Last summer I wanted a new one, not really for modesty’s sake as my dresses are of fairly opaque fabric, but because they’re hand-wash only, and I wanted to keep them cleaner for longer by having something easily washable between me and the dress. I also wanted something much prettier than what Walmart had to offer.


So I went into La Vie En Rose, asked where the slips were and… was met with blank stares. Not even the woman working there who was older than my mom knew what I was talking about. Even after I explained it, they were still confused. Had I just stepped out of a time machine? They tried instead to sell me nightgowns. Pretty, sure, but all those ruffles would leave my clothes looking pretty lumpy, so no thanks.


A friend told me later that this could be because as far as she knew, slips were being called crinolines now.
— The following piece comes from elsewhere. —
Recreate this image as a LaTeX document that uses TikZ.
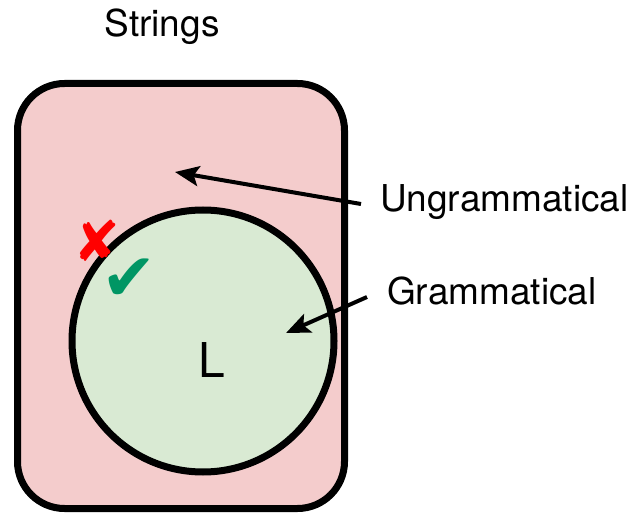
\documentclass[tikz,border=0pt]{standalone}
\usepackage{fontspec}
\setmainfont{TeX Gyre Heros}
\newfontfamily\symfont{DejaVu Sans}
\usetikzlibrary{arrows.meta}
\definecolor{badpink}{RGB}{244,204,204}
\definecolor{goodgreen}{RGB}{217,234,211}
\definecolor{markred}{RGB}{255,0,0}
\definecolor{markgreen}{RGB}{0,150,100}
\tikzset{
  label text/.style={inner sep=0pt, anchor=base west, font=\fontsize{37}{44}\selectfont},
  pointer/.style={line width=4pt, -{Stealth[length=24pt,width=20pt,inset=5pt]}},
  region/.style={line width=7pt},
}
\begin{document}
\begin{tikzpicture}[x=1pt,y=-1pt]
  \useasboundingbox (0,0) rectangle (635,513);
  % set of all strings
  \draw[region, fill=badpink, rounded corners=47pt] (17.5,83.5) rectangle (344.5,508.5);
  % the language L
  \draw[region, fill=goodgreen] (203,341) circle[radius=131];
  \node[inner sep=0pt, anchor=base, font=\fontsize{37}{44}\selectfont] (strings) at (162,37) {Strings};
  \node[inner sep=0pt, anchor=base, font=\fontsize{48}{56}\selectfont] (lang) at (212,377) {L};
  \node[label text] (ungram) at (380,212) {Ungrammatical};
  \node[label text] (gram) at (387,305) {Grammatical};
  \coordinate (ungramtail) at (361,204);
  \coordinate (ungramtip) at (175,172);
  \coordinate (gramtail) at (367,297);
  \coordinate (gramtip) at (286,333);
  \draw[pointer] (ungramtail) -- (ungramtip);
  \draw[pointer] (gramtail) -- (gramtip);
  \node[inner sep=0pt, text=markred, font=\symfont\fontsize{56}{62}\selectfont] (cross) at (97,241) {✘};
  \node[inner sep=0pt, text=markgreen, font=\symfont\fontsize{66}{72}\selectfont] (tick) at (129,280) {✔};
\end{tikzpicture}
\end{document}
This left me even more confused because crinolines are underskirts that are intended to give volume to a skirt, like a 50s swing skirt or a Victorian skirt. I have a crinoline. It’s not a slip. Nobody wears puffy underskirts made of tulle under wiggle dresses.
So slips are being called crinolines, merry widows and bustiers are being called corsets, what next? Stockings are pantyhose? Camisoles are bras? What’s going on? You would think that in a society where women still wear lingerie the terms wouldn’t get so horribly confused. In our world of minimalism, is lingerie now slowly beginning on its way out? Maybe one day I’ll write a glossary.


Back to the slips. As I said earlier, a slip is something you wear under a skirt (half slip) or dress (full slip) to smooth it out, keep your modesty, and keep the inside of your dress or skirt clean. They can even help keep you warm in the winter and are great for keeping you comfortable in scratchy fabric. Think of it as a liner. And yes, they can sort of look like nightgowns.
Where do you get them? Walmart still has them, I think. The better solution though, is specialty and vintage shops.
For the real deal at good prices you can search Value Village, Goodwill, and yes, Etsy. The ones I have found on Etsy are gorgeous, and in my current financial situation it’s driving me a bit nuts to see all those beautiful things.


Some people don’t like the idea of used lingerie in any capacity, and besides, sometimes a vintage slip just won’t do under more revealing modern clothes. In this case there are places for new slips, such as Her Room which include slimming styles from brands like Spanx. Their way of explaining what a slip is is romantic and spot-on.


So go have a look, and you might discover that slips are not only functional, but another way for you to feel feminine and fabulous every day.